Su cultura musical no va más allá del goce existencial. En el momento, en una borrachera entre amigos, da lo mismo qué tipo de música se escuche, lo importante es que haya. Gracias a su precaria sensibilidad musical descubrió a mi madre. Ya es un mérito. La casa de máquinas de la estación Yungay quedaba a pocas cuadras de la avenida Matucana. Entre las calles Santo Domingo y Mapocho, florecían los restaurantes y quintas de recreo. “Por una escuela, cien bares”, decía mi madre. Cerca de la panadería San Camilo y la farmacia Andrade. Ahí se situaba el “Tordo Azul”, nombre del restaurante en donde ocasionalmente cantaban Roberto y Lalo, y las hermanas Parra, Hilda y Violeta.
Al momento del encuentro, Luis Alfonso Cereceda Arenas tiene dieciocho años; Violeta del Carmen Parra Sandoval, diecinueve. Ya se habían observado. Miradas van y vienen. Sin presentarse. Violeta lo ve aparecer y da un codazo cómplice a su hermana quien era testigo de estos “ires y venires” diciéndole: “ahí llegó Sombrero verde”. “Sombrero verde” era él, mi futuro padre.

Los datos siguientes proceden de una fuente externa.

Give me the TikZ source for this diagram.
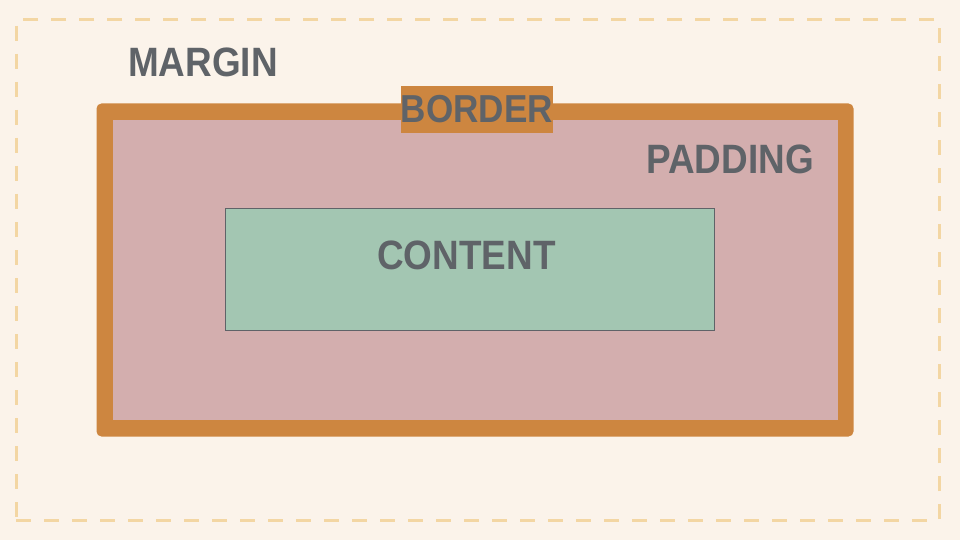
\documentclass[tikz,border=0pt]{standalone}
\usepackage{fontspec}
\setmainfont{Liberation Sans}[FakeStretch=0.9]
\usepackage{xcolor}
\usepackage{tikz}

\definecolor{cream}{HTML}{FBF3EA}
\definecolor{marginline}{HTML}{F3D6A3}
\definecolor{borderfill}{HTML}{CD8640}
\definecolor{paddingfill}{HTML}{D3AEAE}
\definecolor{contentfill}{HTML}{A3C6B2}
\definecolor{labeltext}{HTML}{5F6368}

\tikzset{
    boxlabel/.style={text=labeltext, font=\fontsize{41}{41}\selectfont\bfseries, inner sep=0pt},
}

\begin{document}
\begin{tikzpicture}[x=1pt, y=-1pt]
            \fill[cream] (0, 0) rectangle (960, 540);
            \useasboundingbox (0, 0) rectangle (960, 540);

            \node[draw=marginline, line width=3pt, dash pattern=on 15pt off 13pt, minimum width=923pt, minimum height=500pt, inner sep=0pt] (margin) at (477.5, 270) {};
            \node[fill=borderfill, rounded corners=5pt, minimum width=757pt, minimum height=333pt, inner sep=0pt] (border) at (475, 270) {};
            \node[fill=paddingfill, minimum width=725pt, minimum height=300pt, inner sep=0pt] (padding) at (475.5, 270) {};
            \node[draw=labeltext, fill=contentfill, line width=0.8pt, minimum width=489pt, minimum height=122pt, inner sep=0pt] (content) at (469.5, 269) {};

            \node[boxlabel, anchor=base west] (marginlabel) at (128, 77) {MARGIN};
            \node[boxlabel, font=\fontsize{39}{39}\selectfont\bfseries, fill=borderfill, minimum width=152pt, minimum height=47pt] (borderlabel) at (477, 109.5) {BORDER};
            \node[boxlabel, anchor=base east] (paddinglabel) at (814, 174) {PADDING};
            \node[boxlabel, anchor=base] (contentlabel) at (466.5, 269) {CONTENT};
        \end{tikzpicture}
\end{document}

Luis Alfonso Cereceda Arenas, alias “Pepe almeja” para sus compañeros de trabajo por su desmesurado gusto por esos mariscos. Al “Tordo azul” no llegaba solo, siempre lo acompañaba su compadre Vallejos, quien aparte de ser un compañero de trabajo, tocaba el acordeón.
Conservo una fotografía en buen estado, en la cual mi padre luce el famoso sombrero verde. Están de paseo con mi madre por el centro de Santiago, puede ser a un costado de la catedral. Da la impresión de que está embarazada. Su sonrisa me hace pensar que pasan momentos de alegría y tranquilidad, mi padre la lleva del brazo firmemente, como reafirmando “esta mujer es mía”: equivocada idea. La foto podría llamarse esperando a Isabel.
Ustedes comprenderán, no conozco detalles de la relación que se inicia entre Violeta y “Sombrero verde”. Ni yo, ni nadie. Lo que sí sé, es que estas presentaciones de las hermanas Parra en el “Tordo Azul” eran esporádicas. Como dije antes, mi madre detestaba la rutina.